TV

Review: Locked Up – My favourite prison telly of all time

Forget Orange is the New Black – Spanish drama Locked Up is the best clink-based TV you'll ever see. Or so says Sam Delaney...

“There is no theatre so sublime as prison,” said Shakespeare. Well, he didn’t, but he should have done. It is strange that Shakespeare never wrote a play set inside chokey, given that it is such a perfect stage for all of the drama, mystery, raw humanity and rollicking LOLs that he specialised in.

Mind you, perhaps one of his plays is set in the nick. How would I know? I only ever did A Midsummer’s Night Dream, Macbeth and Hamlet at school. They were all cracking stories but none were a patch on, say, The Shawshank Redemption or Scum. It is no co-incidence so many of the greatest stories ever told – from Porridge to Papillon, Tenko to that bit in Goodfellas where they make the meatballs in their cell – were all set in chokey.

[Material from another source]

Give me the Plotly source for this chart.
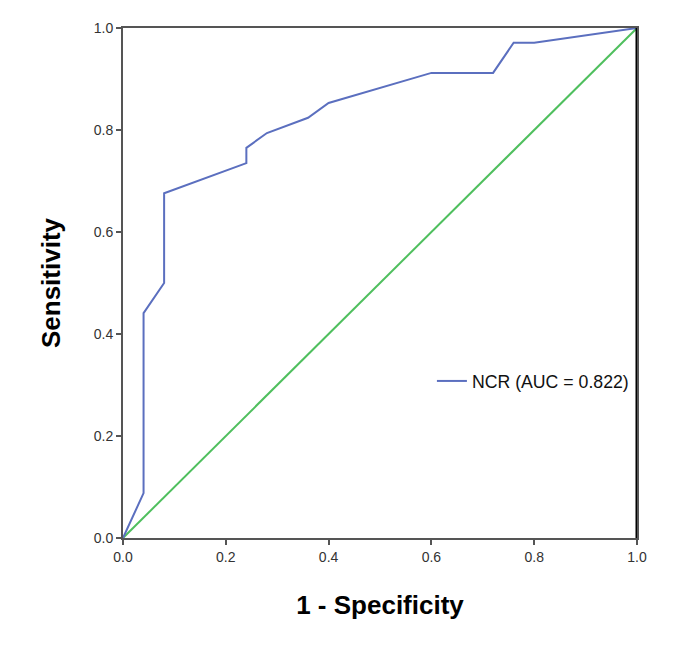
import plotly.graph_objects as go

fpr = [0.0, 0.04, 0.04, 0.08, 0.08, 0.24, 0.24, 0.28, 0.36, 0.40, 0.60, 0.72, 0.76, 0.80, 1.0]
tpr = [0.0, 0.088, 0.441, 0.500, 0.676, 0.735, 0.765, 0.794, 0.824, 0.853, 0.912, 0.912, 0.971, 0.971, 1.0]
ref_x = [0.0, 1.0]
ref_y = [0.0, 1.0]
tick_vals = [0.0, 0.2, 0.4, 0.6, 0.8, 1.0]
tick_text = ["0.0", "0.2", "0.4", "0.6", "0.8", "1.0"]

fig = go.Figure()
fig.add_trace(go.Scatter(x=ref_x, y=ref_y, mode="lines",
                         line=dict(color="#4fbf5e", width=2), showlegend=False, hoverinfo="skip"))
fig.add_trace(go.Scatter(x=fpr, y=tpr, mode="lines", name="NCR (AUC = 0.822)",
                         line=dict(color="#5b6fbf", width=2)))

axis_common = dict(range=[0, 1], tickvals=tick_vals, ticktext=tick_text,
                   showgrid=False, zeroline=False, showline=True, linecolor="#555555",
                   linewidth=2, ticks="outside", ticklen=5, tickwidth=2, tickcolor="#555555",
                   tickfont=dict(family="Liberation Sans, Arial", size=14, color="#333333"),
                   mirror=True)

fig.update_layout(
    width=685, height=646,
    margin=dict(l=115, r=56, t=16, b=116),
    paper_bgcolor="white", plot_bgcolor="white",
    xaxis=dict(**axis_common, title=dict(text="<b>1 - Specificity</b>", standoff=32,
               font=dict(family="Liberation Sans, Arial", size=26, color="#000"))),
    yaxis=dict(**axis_common, title=dict(text="<b>Sensitivity</b>", standoff=26,
               font=dict(family="Liberation Sans, Arial", size=26, color="#000"))),
    legend=dict(x=0.601, y=0.307, xanchor="left", yanchor="middle",
                bgcolor="rgba(0,0,0,0)", font=dict(family="Liberation Sans, Arial", size=17.7, color="#111")),
    shapes=[dict(type="line", xref="x", yref="y", x0=1, x1=1, y0=0, y1=1,
                 line=dict(color="black", width=3))],
)

fig.write_html("out.html")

According to everyone I know who has ever done stir in real life, it’s actually quite tedious. But to the dramatist, prison is the perfect platform: it thrusts characters into a perpetual state of conflict they cannot escape from.

And now it is time to add a new name to the above list of classic clink-based dramas. Locked Up is back on All 4 for its second series and keeps getting better. Set in a women’s prison in Spain, it is similar in premise to Orange is the New Black. Like the Netflix romp, its main protagonist is a pretty blonde from a middle class background who winds up incarcerated for a blag she may not be wholly responsible for.

The characters are some of the worst bastards ever created.

I went off Orange is the New Black after series one because it didn’t seem quite sure what it wanted to be: was it a bleak and authentic rendition of the prison experience? Or a daft pantomime that played on the awkwardness of being the only bourgeois person amidst a bunch of ghastly savages from the underclass?

I like my prison dramas to be one extreme or the other: either completely comic, like Porridge, or utterly horrendous, like Scum.

Locked Up is very much in the latter category. It immerses us in the raw savagery of prison life. The characters are some of the worst bastards ever created. The plot is relentlessly exhilarating and surprising. Yes, there is the odd touch of black humour but on the whole it is scary and mental and nerve-racking.

In fact, it would be difficult to watch if it wasn’t for the fact that it was Spanish which, in the eyes of a dreary British viewer like me, renders it inherently exotic and sexy in spite of everything. Well done Spain, you’ve gone and made my favourite prison telly of all time.